Nope!  This person typed a formal letter, printed it, and mailed copies to Mike, Jesse, and to me to complain about our blatant disrespect for “people who are different.”

He does start with a short paragraph of compliments (“the performance and the music was outstanding”) before diving in headfirst with “I don’t understand how you can make your students perform a play that puts down and makes fun of people who are different.”

Uh… what?

He goes on for several paragraphs about how we are promoting bullying by selecting this play and then “forcing” our students to do it.  According to him, several cast members told us they didn’t want to do this show because it’s mean and “you said this is what we are going to do, so put up with it!”

Nope.  Neither of those things happened.

My favorite part of the letter is “Because other students put down and made fun of students in other schools, those students didn’t find any self-worth in themselves and the evil of the world took control of their lives and caused them to kill and hurt other members of the community that did this to them.  Is that really what you want to happen at [your school] again?  I really hope not!”
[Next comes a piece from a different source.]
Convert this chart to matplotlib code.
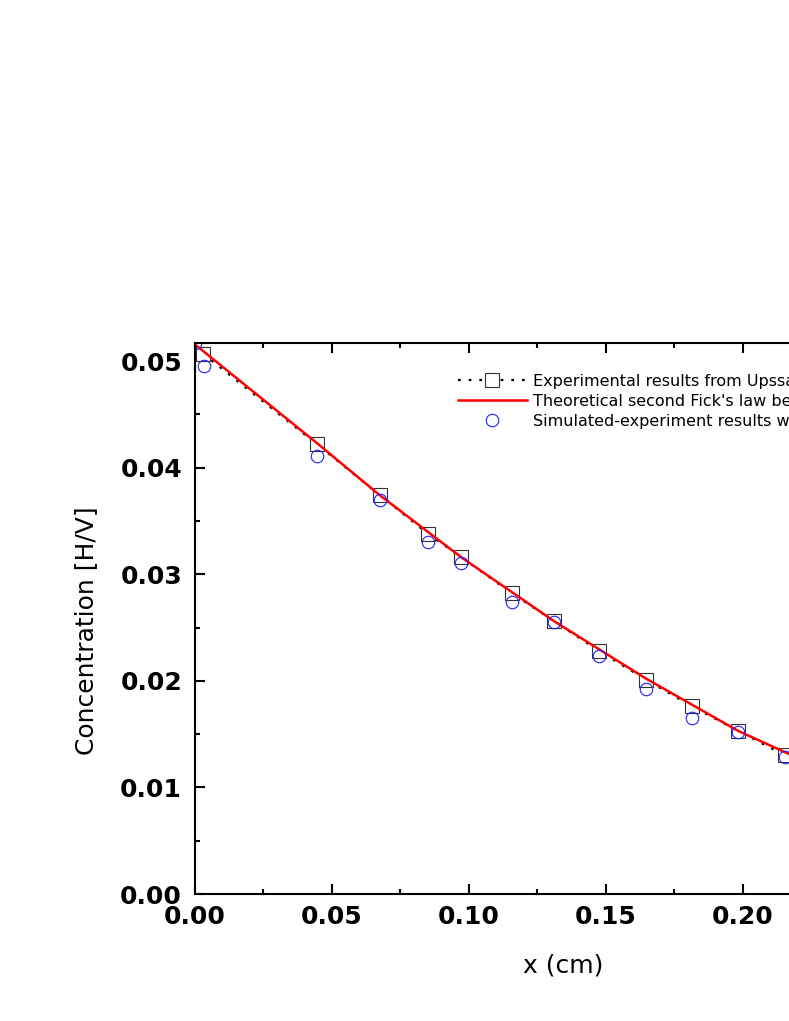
import numpy as np
import matplotlib
matplotlib.use("Agg")
import matplotlib.pyplot as plt
from matplotlib.ticker import MultipleLocator, FormatStrFormatter

# experimental points (squares)
x_exp = [0.0031, 0.0447, 0.0677, 0.0852, 0.0973, 0.1159, 0.1312, 0.1476, 0.1648, 0.1816, 0.1984, 0.2155]
c_exp = [0.0507, 0.0422, 0.0374, 0.0338, 0.0316, 0.0282, 0.0256, 0.0228, 0.0201, 0.0176, 0.0153, 0.0130]

# theoretical curve (red)
x_th = [0.0, 0.0447, 0.0677, 0.0973, 0.1312, 0.1648, 0.1984, 0.2155, 0.25, 0.27]
c_th = [0.0516, 0.0423, 0.0374, 0.0316, 0.0256, 0.0202, 0.0153, 0.0133, 0.0092, 0.0072]

# simulated experiment (circles)
x_sim = [0.0, 0.0035, 0.0447, 0.0677, 0.0852, 0.0973, 0.1159, 0.1312, 0.1476, 0.1648, 0.1816, 0.1984, 0.2155]
c_sim = [0.0517, 0.0495, 0.0411, 0.0370, 0.0330, 0.0311, 0.0274, 0.0255, 0.0223, 0.0192, 0.0165, 0.0152, 0.0129]

labels = ["Experimental results from Upssala University",
          "Theoretical second Fick's law behaviour",
          "Simulated-experiment results with the model"]

fig = plt.figure(figsize=(7.89, 10.21), dpi=100)
ax = fig.add_axes([194.5/789, 127/1021, 740/789, 551/1021])

ax.plot(x_exp, c_exp, color='black', linestyle=(0, (1.2, 3.6)), linewidth=1.6,
        marker='s', markersize=9.5, markerfacecolor='white', markeredgecolor='#333333',
        markeredgewidth=0.8, label=labels[0])
ax.plot(x_th, c_th, color='red', linewidth=1.8, label=labels[1])
ax.plot(x_sim, c_sim, linestyle='none', marker='o', markersize=9,
        markerfacecolor='none', markeredgecolor='#2020ff', markeredgewidth=0.8,
        label=labels[2])

ax.set_xlim(0, 0.27)
ax.set_ylim(0, 0.0517)

ax.xaxis.set_major_locator(MultipleLocator(0.05))
ax.xaxis.set_minor_locator(MultipleLocator(0.025))
ax.yaxis.set_major_locator(MultipleLocator(0.01))
ax.yaxis.set_minor_locator(MultipleLocator(0.005))
ax.xaxis.set_major_formatter(FormatStrFormatter('%.2f'))
ax.yaxis.set_major_formatter(FormatStrFormatter('%.2f'))

for s in ax.spines.values():
    s.set_linewidth(1.5)
ax.tick_params(which='both', direction='in', top=True, right=True, width=1.5)
ax.tick_params(which='major', length=7)
ax.tick_params(which='minor', length=3.6)
ax.tick_params(axis='x', which='major', pad=8)
ax.tick_params(axis='y', which='major', pad=9)
for t in ax.get_xticklabels() + ax.get_yticklabels():
    t.set_fontsize(18)
    t.set_fontweight('bold')

ax.set_xlabel('x (cm)', fontsize=18)
ax.set_ylabel('Concentration [H/V]', fontsize=18)
ax.xaxis.set_label_coords((563 - 194.5) / 740, -(953 - 894) / 551)
ax.yaxis.set_label_coords(-(194.5 - 98) / 740, (894 - 631) / 551)

ax.legend(loc='upper left', bbox_to_anchor=((458 - 194.5) / 740, (894 - 374) / 551),
          frameon=False, fontsize=11.5, handlelength=4.3, handletextpad=0.4,
          labelspacing=0.3, borderpad=0, borderaxespad=0, numpoints=1)

fig.savefig("out.png", dpi=100)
Yup.  Apparently our choice of musical causes school shootings.  Really tactful, that argument, for a cast dealing with the murder of one of their leads a few months ago.

He throws in a bonus mention of being offended by last year’s play choice as well (Into the Woods), but doesn’t explain the details on that one.  I guess the witch is a bully, but then again she’s also very clearly a witch.  Jack sells his cow, so… fat shaming?  Rapunzel’s prince has his blindness cured rather than living a valid life as someone differently abled?

Happily, Mike is the kind of principal who informed me of the letter, said not to worry about it, said that someone will always be offended, said there was no need to respond unless I wanted to, and who responded himself with a wonderfully polite letter that essentially said, ‘The show was just fine in my opinion; thanks for supporting our program.”

He’s a good principal.

Yes, someone will always be offended.  I’m just impressed that even after doing theater for almost 25 years, someone can still come up with something to be offended by that I couldn’t predict.